Problem requirements ▸
Each line containing the word "that" needs to be copied.
──────────────────────────────
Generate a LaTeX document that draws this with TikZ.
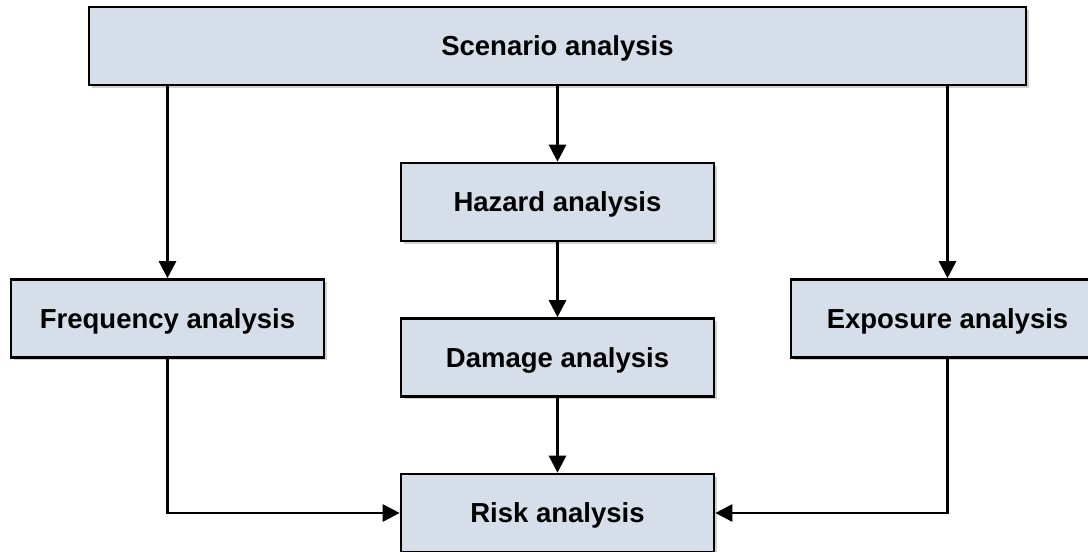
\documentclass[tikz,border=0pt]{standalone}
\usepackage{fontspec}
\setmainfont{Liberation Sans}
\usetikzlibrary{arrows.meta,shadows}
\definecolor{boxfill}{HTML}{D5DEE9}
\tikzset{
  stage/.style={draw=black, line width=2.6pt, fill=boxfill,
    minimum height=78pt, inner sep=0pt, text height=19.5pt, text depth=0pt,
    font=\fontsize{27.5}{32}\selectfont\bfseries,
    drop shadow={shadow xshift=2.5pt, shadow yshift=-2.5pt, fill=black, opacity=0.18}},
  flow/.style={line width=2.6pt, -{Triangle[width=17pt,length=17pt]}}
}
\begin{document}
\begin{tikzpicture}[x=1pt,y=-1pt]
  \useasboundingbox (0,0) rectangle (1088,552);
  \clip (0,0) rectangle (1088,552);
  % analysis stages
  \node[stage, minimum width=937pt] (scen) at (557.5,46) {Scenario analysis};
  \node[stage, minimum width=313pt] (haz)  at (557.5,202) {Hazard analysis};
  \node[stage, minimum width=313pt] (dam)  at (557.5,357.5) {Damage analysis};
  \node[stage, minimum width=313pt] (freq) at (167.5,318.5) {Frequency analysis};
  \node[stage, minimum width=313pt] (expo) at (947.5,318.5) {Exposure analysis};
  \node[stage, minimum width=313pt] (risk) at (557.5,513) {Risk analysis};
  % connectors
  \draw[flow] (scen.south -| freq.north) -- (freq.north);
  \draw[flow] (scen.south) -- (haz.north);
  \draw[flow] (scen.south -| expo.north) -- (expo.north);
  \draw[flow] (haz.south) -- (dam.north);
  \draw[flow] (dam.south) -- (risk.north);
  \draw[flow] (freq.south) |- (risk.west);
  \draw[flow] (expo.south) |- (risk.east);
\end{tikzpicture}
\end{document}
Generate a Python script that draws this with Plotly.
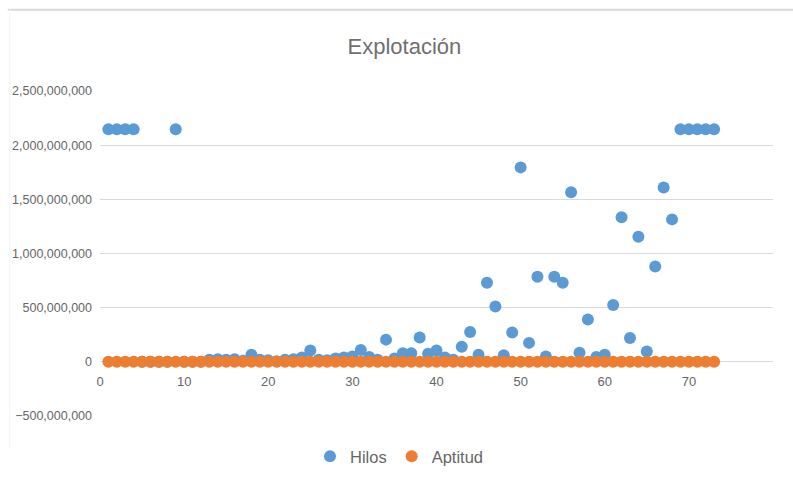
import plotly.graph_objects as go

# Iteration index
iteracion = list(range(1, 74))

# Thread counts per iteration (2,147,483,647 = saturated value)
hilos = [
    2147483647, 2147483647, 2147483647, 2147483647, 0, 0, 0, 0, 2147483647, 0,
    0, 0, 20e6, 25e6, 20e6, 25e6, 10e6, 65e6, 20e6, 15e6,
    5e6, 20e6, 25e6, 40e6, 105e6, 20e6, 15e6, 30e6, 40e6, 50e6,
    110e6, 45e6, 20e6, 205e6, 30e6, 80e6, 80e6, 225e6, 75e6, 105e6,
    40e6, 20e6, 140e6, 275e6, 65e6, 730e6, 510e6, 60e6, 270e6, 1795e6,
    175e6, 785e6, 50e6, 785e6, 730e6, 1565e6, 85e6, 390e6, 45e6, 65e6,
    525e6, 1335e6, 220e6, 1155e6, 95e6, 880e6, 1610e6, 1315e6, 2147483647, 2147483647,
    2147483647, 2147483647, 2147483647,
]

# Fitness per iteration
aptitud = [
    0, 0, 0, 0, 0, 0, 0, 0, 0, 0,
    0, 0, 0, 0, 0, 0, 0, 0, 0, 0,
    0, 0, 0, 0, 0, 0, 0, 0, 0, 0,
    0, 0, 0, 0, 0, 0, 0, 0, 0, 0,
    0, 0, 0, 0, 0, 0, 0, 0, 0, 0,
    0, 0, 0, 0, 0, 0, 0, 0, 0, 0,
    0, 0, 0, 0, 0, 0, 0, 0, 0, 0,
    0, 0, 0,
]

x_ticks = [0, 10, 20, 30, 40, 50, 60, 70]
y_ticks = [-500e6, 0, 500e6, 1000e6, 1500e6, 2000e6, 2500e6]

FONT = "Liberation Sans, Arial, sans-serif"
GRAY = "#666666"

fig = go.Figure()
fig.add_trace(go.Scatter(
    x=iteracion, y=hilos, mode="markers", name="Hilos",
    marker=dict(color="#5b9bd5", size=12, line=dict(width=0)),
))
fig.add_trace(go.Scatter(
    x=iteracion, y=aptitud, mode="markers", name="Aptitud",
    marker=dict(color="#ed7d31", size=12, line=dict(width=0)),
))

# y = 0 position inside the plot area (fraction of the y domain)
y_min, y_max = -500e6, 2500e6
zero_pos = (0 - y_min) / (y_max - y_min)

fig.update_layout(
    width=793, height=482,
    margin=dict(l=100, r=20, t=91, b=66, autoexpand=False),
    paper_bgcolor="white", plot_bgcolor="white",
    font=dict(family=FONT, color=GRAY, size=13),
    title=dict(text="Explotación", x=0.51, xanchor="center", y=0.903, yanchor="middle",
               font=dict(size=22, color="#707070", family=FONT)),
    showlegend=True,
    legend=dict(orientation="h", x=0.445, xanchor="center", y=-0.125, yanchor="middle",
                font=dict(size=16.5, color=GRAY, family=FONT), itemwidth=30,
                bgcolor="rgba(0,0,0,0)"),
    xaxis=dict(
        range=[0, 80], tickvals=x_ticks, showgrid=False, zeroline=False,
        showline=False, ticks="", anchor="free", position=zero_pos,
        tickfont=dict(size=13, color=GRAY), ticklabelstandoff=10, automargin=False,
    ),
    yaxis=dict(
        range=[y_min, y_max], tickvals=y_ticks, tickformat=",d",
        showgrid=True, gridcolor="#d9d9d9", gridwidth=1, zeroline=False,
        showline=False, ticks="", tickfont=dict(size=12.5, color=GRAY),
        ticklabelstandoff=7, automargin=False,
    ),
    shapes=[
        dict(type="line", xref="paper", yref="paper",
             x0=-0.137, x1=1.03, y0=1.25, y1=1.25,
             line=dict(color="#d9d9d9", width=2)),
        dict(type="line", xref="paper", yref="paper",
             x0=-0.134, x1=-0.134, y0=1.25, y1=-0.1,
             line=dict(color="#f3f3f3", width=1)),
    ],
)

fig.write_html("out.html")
──────────────────────────────
Solved problem ▸
Generate a LaTeX document that draws this with TikZ.
Generate a Python script that draws this with Plotly.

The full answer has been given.